◆ **Task objective**
Carry none of the pictures over; write out the complete data exactly.

-------------------------

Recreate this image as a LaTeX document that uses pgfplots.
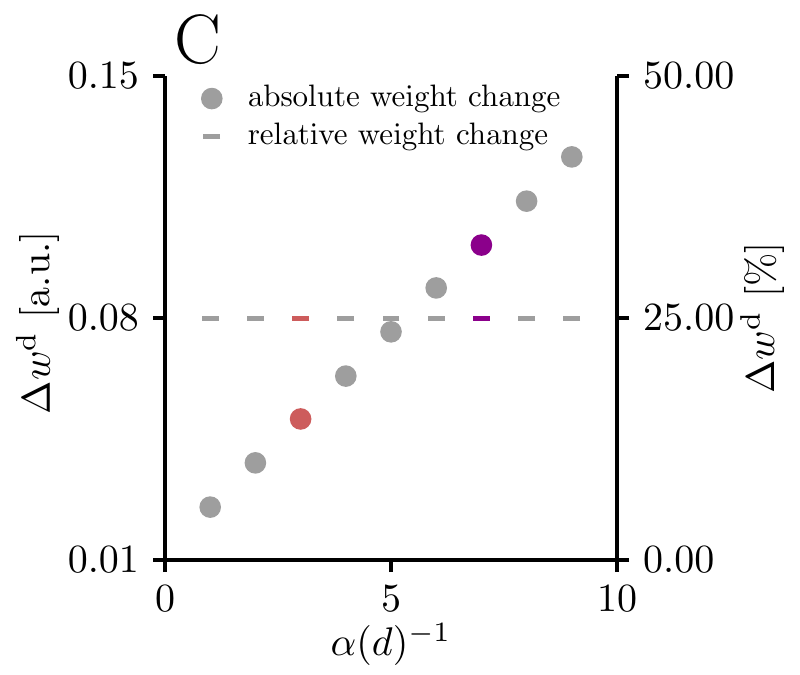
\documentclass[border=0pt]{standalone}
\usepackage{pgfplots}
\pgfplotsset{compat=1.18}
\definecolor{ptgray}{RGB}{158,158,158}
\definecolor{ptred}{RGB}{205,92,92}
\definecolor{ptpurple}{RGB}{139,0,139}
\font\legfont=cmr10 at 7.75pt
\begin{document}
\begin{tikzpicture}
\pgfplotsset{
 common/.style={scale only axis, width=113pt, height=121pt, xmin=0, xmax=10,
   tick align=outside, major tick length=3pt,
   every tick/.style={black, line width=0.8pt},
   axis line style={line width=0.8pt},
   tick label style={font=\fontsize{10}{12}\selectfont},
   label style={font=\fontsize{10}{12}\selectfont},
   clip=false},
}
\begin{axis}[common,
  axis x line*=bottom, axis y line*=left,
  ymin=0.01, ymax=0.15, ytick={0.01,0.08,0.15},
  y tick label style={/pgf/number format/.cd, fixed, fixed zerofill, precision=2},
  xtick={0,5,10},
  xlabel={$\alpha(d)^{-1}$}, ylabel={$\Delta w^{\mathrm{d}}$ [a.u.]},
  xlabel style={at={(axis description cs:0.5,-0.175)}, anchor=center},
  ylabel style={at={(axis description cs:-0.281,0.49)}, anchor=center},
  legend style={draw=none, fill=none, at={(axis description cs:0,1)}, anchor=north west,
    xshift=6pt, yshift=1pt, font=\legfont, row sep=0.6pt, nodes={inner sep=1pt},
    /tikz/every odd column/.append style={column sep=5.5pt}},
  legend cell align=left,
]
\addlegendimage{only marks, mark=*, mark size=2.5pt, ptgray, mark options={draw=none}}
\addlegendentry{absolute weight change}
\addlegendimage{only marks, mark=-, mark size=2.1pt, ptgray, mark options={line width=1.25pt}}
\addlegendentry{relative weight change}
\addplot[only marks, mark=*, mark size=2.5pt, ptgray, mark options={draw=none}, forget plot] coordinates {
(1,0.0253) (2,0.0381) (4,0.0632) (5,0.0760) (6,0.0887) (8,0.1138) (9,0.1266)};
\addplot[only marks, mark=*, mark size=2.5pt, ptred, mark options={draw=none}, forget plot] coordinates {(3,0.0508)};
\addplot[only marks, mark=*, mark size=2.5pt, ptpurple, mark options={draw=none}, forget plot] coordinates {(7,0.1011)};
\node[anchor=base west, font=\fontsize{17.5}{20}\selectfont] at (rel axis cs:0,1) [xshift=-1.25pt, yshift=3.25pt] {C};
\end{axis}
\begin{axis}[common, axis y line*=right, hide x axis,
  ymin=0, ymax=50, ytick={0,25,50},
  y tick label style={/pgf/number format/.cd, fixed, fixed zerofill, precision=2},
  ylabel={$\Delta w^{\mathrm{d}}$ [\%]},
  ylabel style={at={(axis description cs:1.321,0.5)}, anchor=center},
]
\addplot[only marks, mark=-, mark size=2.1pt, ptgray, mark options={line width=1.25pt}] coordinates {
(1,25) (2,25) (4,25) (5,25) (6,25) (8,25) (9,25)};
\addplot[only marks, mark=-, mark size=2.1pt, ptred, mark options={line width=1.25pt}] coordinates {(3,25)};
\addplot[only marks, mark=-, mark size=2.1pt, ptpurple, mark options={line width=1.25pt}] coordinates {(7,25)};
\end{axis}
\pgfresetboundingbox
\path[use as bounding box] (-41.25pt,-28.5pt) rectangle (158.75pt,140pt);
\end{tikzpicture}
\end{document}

-------------------------

◆ **Output of the exercise**
Recreate this image as a LaTeX document that uses pgfplots.
\documentclass[border=0pt]{standalone}
\usepackage{pgfplots}
\pgfplotsset{compat=1.18}
\definecolor{ptgray}{RGB}{158,158,158}
\definecolor{ptred}{RGB}{205,92,92}
\definecolor{ptpurple}{RGB}{139,0,139}
\font\legfont=cmr10 at 7.75pt
\begin{document}
\begin{tikzpicture}
\pgfplotsset{
 common/.style={scale only axis, width=113pt, height=121pt, xmin=0, xmax=10,
   tick align=outside, major tick length=3pt,
   every tick/.style={black, line width=0.8pt},
   axis line style={line width=0.8pt},
   tick label style={font=\fontsize{10}{12}\selectfont},
   label style={font=\fontsize{10}{12}\selectfont},
   clip=false},
}
\begin{axis}[common,
  axis x line*=bottom, axis y line*=left,
  ymin=0.01, ymax=0.15, ytick={0.01,0.08,0.15},
  y tick label style={/pgf/number format/.cd, fixed, fixed zerofill, precision=2},
  xtick={0,5,10},
  xlabel={$\alpha(d)^{-1}$}, ylabel={$\Delta w^{\mathrm{d}}$ [a.u.]},
  xlabel style={at={(axis description cs:0.5,-0.175)}, anchor=center},
  ylabel style={at={(axis description cs:-0.281,0.49)}, anchor=center},
  legend style={draw=none, fill=none, at={(axis description cs:0,1)}, anchor=north west,
    xshift=6pt, yshift=1pt, font=\legfont, row sep=0.6pt, nodes={inner sep=1pt},
    /tikz/every odd column/.append style={column sep=5.5pt}},
  legend cell align=left,
]
\addlegendimage{only marks, mark=*, mark size=2.5pt, ptgray, mark options={draw=none}}
\addlegendentry{absolute weight change}
\addlegendimage{only marks, mark=-, mark size=2.1pt, ptgray, mark options={line width=1.25pt}}
\addlegendentry{relative weight change}
\addplot[only marks, mark=*, mark size=2.5pt, ptgray, mark options={draw=none}, forget plot] coordinates {
(1,0.0253) (2,0.0381) (4,0.0632) (5,0.0760) (6,0.0887) (8,0.1138) (9,0.1266)};
\addplot[only marks, mark=*, mark size=2.5pt, ptred, mark options={draw=none}, forget plot] coordinates {(3,0.0508)};
\addplot[only marks, mark=*, mark size=2.5pt, ptpurple, mark options={draw=none}, forget plot] coordinates {(7,0.1011)};
\node[anchor=base west, font=\fontsize{17.5}{20}\selectfont] at (rel axis cs:0,1) [xshift=-1.25pt, yshift=3.25pt] {C};
\end{axis}
\begin{axis}[common, axis y line*=right, hide x axis,
  ymin=0, ymax=50, ytick={0,25,50},
  y tick label style={/pgf/number format/.cd, fixed, fixed zerofill, precision=2},
  ylabel={$\Delta w^{\mathrm{d}}$ [\%]},
  ylabel style={at={(axis description cs:1.321,0.5)}, anchor=center},
]
\addplot[only marks, mark=-, mark size=2.1pt, ptgray, mark options={line width=1.25pt}] coordinates {
(1,25) (2,25) (4,25) (5,25) (6,25) (8,25) (9,25)};
\addplot[only marks, mark=-, mark size=2.1pt, ptred, mark options={line width=1.25pt}] coordinates {(3,25)};
\addplot[only marks, mark=-, mark size=2.1pt, ptpurple, mark options={line width=1.25pt}] coordinates {(7,25)};
\end{axis}
\pgfresetboundingbox
\path[use as bounding box] (-41.25pt,-28.5pt) rectangle (158.75pt,140pt);
\end{tikzpicture}
\end{document}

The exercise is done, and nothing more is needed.